Romania's political soap opera has been painful to watch. A prime minister and a president who are barely on speaking terms, democratic deficits severe enough to warrant a warning from Brussels and a currency in freefall as investors avoid the country like the plague. The situation has been nothing less than an embarrassment for the European Union.
Romania's problems, though, are also turning out to be a hindrance for other countries as well. Croatia is eager to join the EU and is currently scheduled to do so on July 1, 2013. But with the EU having outlined a number of areas where Croatia must make progress ahead of accession, skepticism in Germany as to whether the country will be ready seems to be growing.
"The examples of Romania and Bulgaria show that the expectation that problems are easier to solve once accession to the EU has been completed does not work in practice," Norbert Lammert, president of German parliament and a member of Chancellor Angela Merkel's Christian Democratic Union (CDU) party, told SPIEGEL. "We can't make the same mistake twice."

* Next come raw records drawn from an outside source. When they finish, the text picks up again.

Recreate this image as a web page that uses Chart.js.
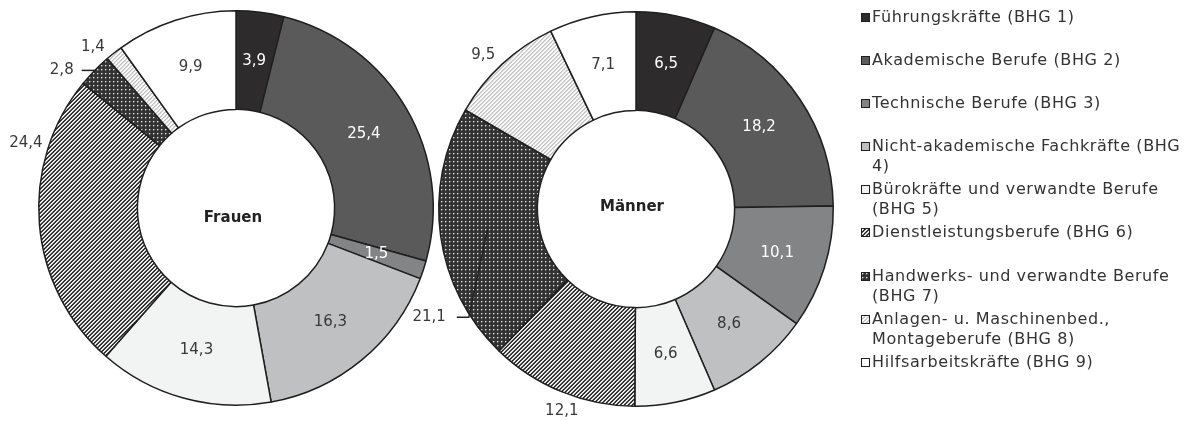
<!DOCTYPE html>
<html>
<head>
<meta charset="utf-8">
<script src="https://cdn.jsdelivr.net/npm/chart.js@4"></script>
<style>
  body { margin: 0; background: #fff; width: 1189px; height: 421px; overflow: hidden; position: relative; font-family: "DejaVu Sans", sans-serif; }
  .pie { position: absolute; top: 0; }
  #legend { position: absolute; left: 861px; top: 7px; width: 328px; color: #333; font-size: 16px; letter-spacing: 0.6px; }
  #legend .item { height: 43.1px; display: flex; align-items: flex-start; }
  #legend canvas { flex: none; margin: 6px 2px 0 0; }
  #legend span { line-height: 20px; white-space: pre; }
</style>
</head>
<body>
<canvas id="frauen" class="pie" style="left:0" width="472" height="421"></canvas>
<canvas id="maenner" class="pie" style="left:400px" width="472" height="421"></canvas>
<div id="legend"></div>
<script>
const categories = [
  "Führungskräfte (BHG 1)",
  "Akademische Berufe (BHG 2)",
  "Technische Berufe (BHG 3)",
  "Nicht-akademische Fachkräfte (BHG\n4)",
  "Bürokräfte und verwandte Berufe\n(BHG 5)",
  "Dienstleistungsberufe (BHG 6)",
  "Handwerks- und verwandte Berufe\n(BHG 7)",
  "Anlagen- u. Maschinenbed.,\nMontageberufe (BHG 8)",
  "Hilfsarbeitskräfte (BHG 9)",
];
const frauenValues = [3.9, 25.4, 1.5, 16.3, 14.3, 24.4, 2.8, 1.4, 9.9];
const maennerValues = [6.5, 18.2, 10.1, 8.6, 6.6, 12.1, 21.1, 9.5, 7.1];

// 4x4 pixel tiles for the hatched segments
function tile(fn) {
  const c = document.createElement("canvas");
  c.width = c.height = 4;
  const g = c.getContext("2d");
  for (let x = 0; x < 4; x++) {
    for (let y = 0; y < 4; y++) {
      g.fillStyle = fn(x, y);
      g.fillRect(x, y, 1, 1);
    }
  }
  return g.createPattern(c, "repeat");
}

const darkStripes = tile((x, y) => ["#262626", "#4a4a4a", "#ffffff", "#d0d0d0"][(x + y) % 4]);
const dots = tile((x, y) => (x === 1 && y === 1 ? "#e8e8e8" : (x === 2 && y === 1) || (x === 1 && y === 2) ? "#7a7a7a" : "#333333"));
const lightStripes = tile((x, y) => ["#c2c2c2", "#d6d6d6", "#ffffff", "#f6f6f6"][(x + y) % 4]);

const fills = ["#2e2b2c", "#5a5a5b", "#838486", "#bfc0c2", "#f2f3f3", darkStripes, dots, lightStripes, "#ffffff"];

const fmt = (v) => v.toLocaleString("de-DE", { minimumFractionDigits: 1, maximumFractionDigits: 1 });
const rad = (d) => (d * Math.PI) / 180;

const valueLabels = {
  id: "valueLabels",
  afterDatasetsDraw(chart, args, opts) {
    const ctx = chart.ctx;
    const values = chart.data.datasets[0].data;
    const arcs = chart.getDatasetMeta(0).data;
    ctx.save();
    ctx.textBaseline = "middle";
    arcs.forEach((arc, i) => {
      const { x, y, startAngle, endAngle, innerRadius, outerRadius } = arc.getProps(
        ["x", "y", "startAngle", "endAngle", "innerRadius", "outerRadius"], true);
      const mid = (startAngle + endAngle) / 2;
      const p = opts.place[i] || {};
      const text = fmt(values[i]);
      ctx.font = "15px 'DejaVu Sans'";
      ctx.fillStyle = p.r || p.leader ? "#383838" : i < 3 ? "#ffffff" : "#383838";
      if (p.leader) {
        const pts = p.leader.map(([f, s]) => [x + Math.cos(mid + rad(s)) * outerRadius * f, y + Math.sin(mid + rad(s)) * outerRadius * f]);
        const last = pts[pts.length - 1];
        const endX = last[0] - p.run;
        ctx.beginPath();
        ctx.moveTo(pts[0][0], pts[0][1]);
        pts.slice(1).forEach((q) => ctx.lineTo(q[0], q[1]));
        ctx.lineTo(endX, last[1]);
        ctx.strokeStyle = "#222";
        ctx.lineWidth = 1.5;
        ctx.stroke();
        ctx.textAlign = "right";
        ctx.fillText(text, endX - p.gap, last[1]);
        return;
      }
      const a = mid + rad(p.shift || 0);
      const r = p.r ? outerRadius * p.r : (innerRadius + outerRadius) / 2;
      ctx.textAlign = "center";
      ctx.fillText(text, x + Math.cos(a) * r, y + Math.sin(a) * r);
    });
    const c = arcs[0].getProps(["x", "y"], true);
    ctx.font = "bold 15px 'DejaVu Sans'";
    ctx.fillStyle = "#222";
    ctx.textAlign = "center";
    ctx.fillText(opts.title, c.x + opts.titleDx, c.y + opts.titleDy);
    ctx.restore();
  },
};

function doughnut(id, values, padding, labelOpts) {
  return new Chart(document.getElementById(id), {
    type: "doughnut",
    data: {
      labels: categories,
      datasets: [{
        data: values,
        backgroundColor: fills,
        borderColor: "#1f1f1f",
        borderWidth: 1.5,
      }],
    },
    options: {
      responsive: false,
      animation: false,
      devicePixelRatio: 1,
      cutout: "50%",
      layout: { padding },
      plugins: {
        legend: { display: false },
        tooltip: { enabled: false },
        valueLabels: labelOpts,
      },
    },
    plugins: [valueLabels],
  });
}

doughnut("frauen", frauenValues, { left: 38, right: 38, top: 10, bottom: 15 }, {
  title: "Frauen", titleDx: -3, titleDy: 10,
  place: {
    5: { r: 1.115, shift: 22 },
    6: { leader: [[1.0, 0]], run: 13, gap: 8 },
    7: { r: 1.09, shift: -3.5 },
  },
});

doughnut("maenner", maennerValues, { left: 38, right: 38, top: 11, bottom: 14 }, {
  title: "Männer", titleDx: -4, titleDy: -2,
  place: {
    5: { r: 1.09, shift: -2 },
    6: { leader: [[0.76, 0], [1.01, -25]], run: 12, gap: 11 },
    7: { r: 1.1, shift: -2 },
  },
});

// legend with wrapped labels, like the original
const legend = document.getElementById("legend");
categories.forEach((name, i) => {
  const item = document.createElement("div");
  item.className = "item";
  const sw = document.createElement("canvas");
  sw.width = sw.height = 9;
  const g = sw.getContext("2d");
  g.fillStyle = fills[i];
  g.fillRect(0, 0, 9, 9);
  g.strokeStyle = "#1f1f1f";
  g.lineWidth = 1;
  g.strokeRect(0.5, 0.5, 8, 8);
  const label = document.createElement("span");
  label.textContent = name;
  item.append(sw, label);
  legend.append(item);
});
</script>
</body>
</html>
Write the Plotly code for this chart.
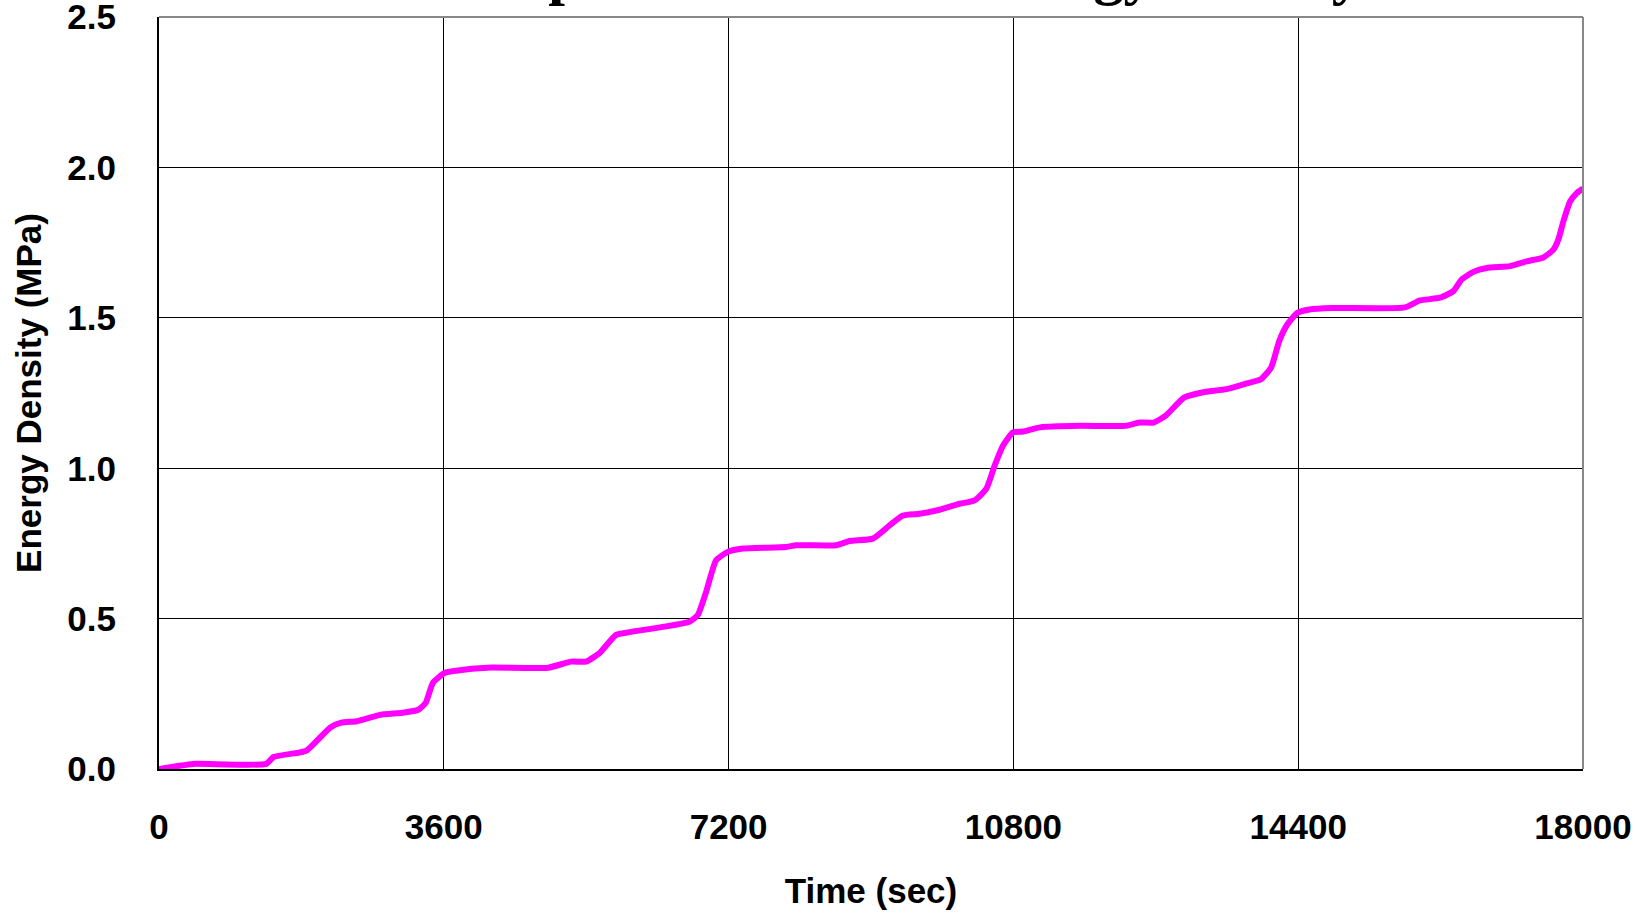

Lammert hasn't been shy about voicing his concerns about Croatia since the most recent EU monitoring report was released on Oct. 10. But he has been joined recently by other senior German politicians. When it comes to Croatia, said Ruprecht Polenz, who chairs the Foreign Affairs Committee in German parliament, the country's accession cannot be based on hopes for future improvement.
'A Political Example'
Voices from the other side of the political aisle have likewise been critical. "We have to set a political example with Croatia," said Social Democrat member of European Parliament Michael Roth. Zagreb must make improvements quickly "or the Bundestag should not ratify the accession treaty," he told SPIEGEL.
The Oct. 10 progress report was generally positive about Croatian steps taken to prepare for entry into the EU. But Brussels also pointed out 10 areas where improvements still had to be made, including accelerating privatization and speeding up and improving the judiciary. It reflects a concern growing in Brussels, Berlin and elsewhere that the Croatian government of Prime Minister Zoran Milanovic is dragging its feet on reforms necessary for EU accession.
Even Doris Pack, a German member of European Parliament and a member of the CDU, has warned Zagreb. Long a supporter of Croatian accession, she told the Croatian daily Jutarnji List earlier this month that the EU's enlargement report "is a clear message that should not surprise the Croatian government. You have to work harder to meet the conditions, and not waste time."
Still, despite the pressure being piled on Zagreb from German politicians, it seems unlikely that Croatian accession will be held up. The country has made huge strides in recent years and most expect that ratification of the accession treaty will go as planned next summer.
'No Reason for Panic'
But there is still one more progress report to go, which will be released next spring. And even Croatian politicians appear to be getting nervous. Miroslav Kovacic, a member of the country's negotiating team, told the Financial Times recently that criticism from Berlin "is a rather serious signal for the Croatian government." He said that it often fell to Germany to fire shots over Zagreb's bow when improvements needed to be made.
"Judging from the accession process so far," he added, "the government is well positioned to do what is needed by July 1 next year. But they would have to focus more than they have done so far. In short, there is no reason for panic, but German criticism is no joke either."
Lammert, for his part, seems to be wary of EU enlargement in general and hinted to SPIEGEL that he might be in favor of a moratorium on further expansion. "It is worth thinking about whether an annual progress report on the internal state of the EU would make sense," he said. "That might open some eyes as to the problems that have gone unresolved for years."